A review of the Complaint confirms that Plaintiff does assert detailed facts which are sufficient to state cognizable claims against Defendant Mann Bracken. Defendant Mann Bracken's non-responsiveness has halted the adversarial dispute resolution process. Defendant Mann Bracken's actions "are just the sort of dilatory tactics for which the default judgment mechanism was made." Cotton States Mut. Ins. Co. v. Sellars, 2008 WL 4601015, at *5. Accordingly, because Defendant Mann Bracken has willfully failed to comply with the December 23, 2010 Order of this Court, Plaintiff's Motion to Strike Answer to Complaint and Motion for Default Judgment (Doc. #24) is GRANTED.
CONCLUSION
THEREFORE, IT IS HEREBY ORDERED that Plaintiff's Motion to Strike Answer to Complaint and Motion for Default Judgment (Doc. #24) is GRANTED.

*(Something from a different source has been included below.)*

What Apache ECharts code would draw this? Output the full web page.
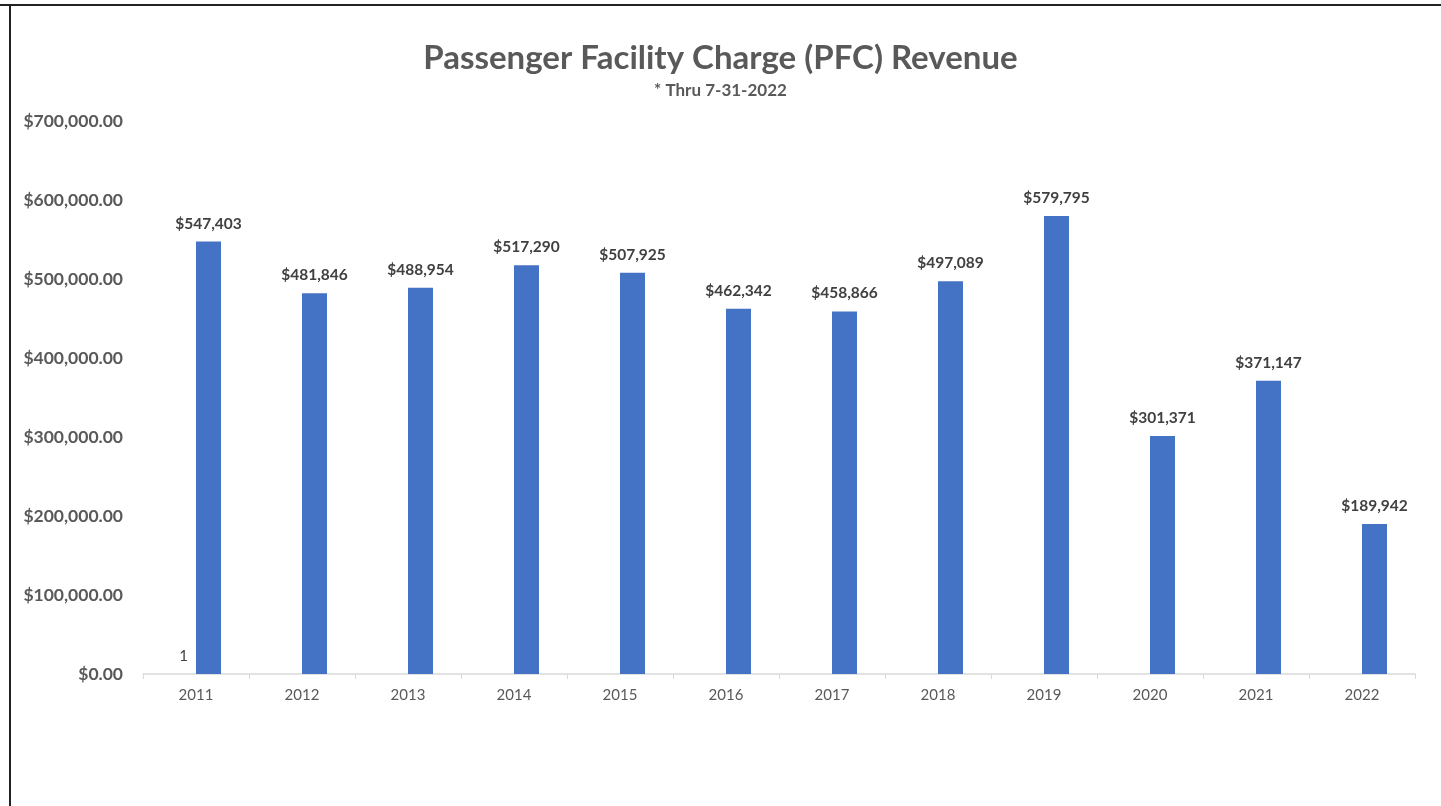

The following sanctions are hereby entered against Defendant Mann Bracken:
(1) Pursuant to Fed. R. Civ. P. 37(b)(2)(A)(iii), Mann Bracken's pleadings are hereby stricken;
(2) Pursuant to Fed. R. Civ. P. 37 (b)(A)(vi), a default judgment is entered against Defendant Mann Bracken;
(3) Pursuant to Plaintiff's First Cause of Action, Plaintiff is awarded statutory damages in the amount of $19,500 ($1,500 for each of the 13 calls knowingly and willfully placed to Plaintiff's cellular phone in violation of the TCPA);
(4) Pursuant to Plaintiff's Second Cause of Action, Plaintiff is awarded statutory damages in the amount of $1,000 for Plaintiff's violations of the FDCPA; and
(5) Pursuant to 15 U.S.C. § 1692k(a), Plaintiff is awarded reasonable attorney's fees.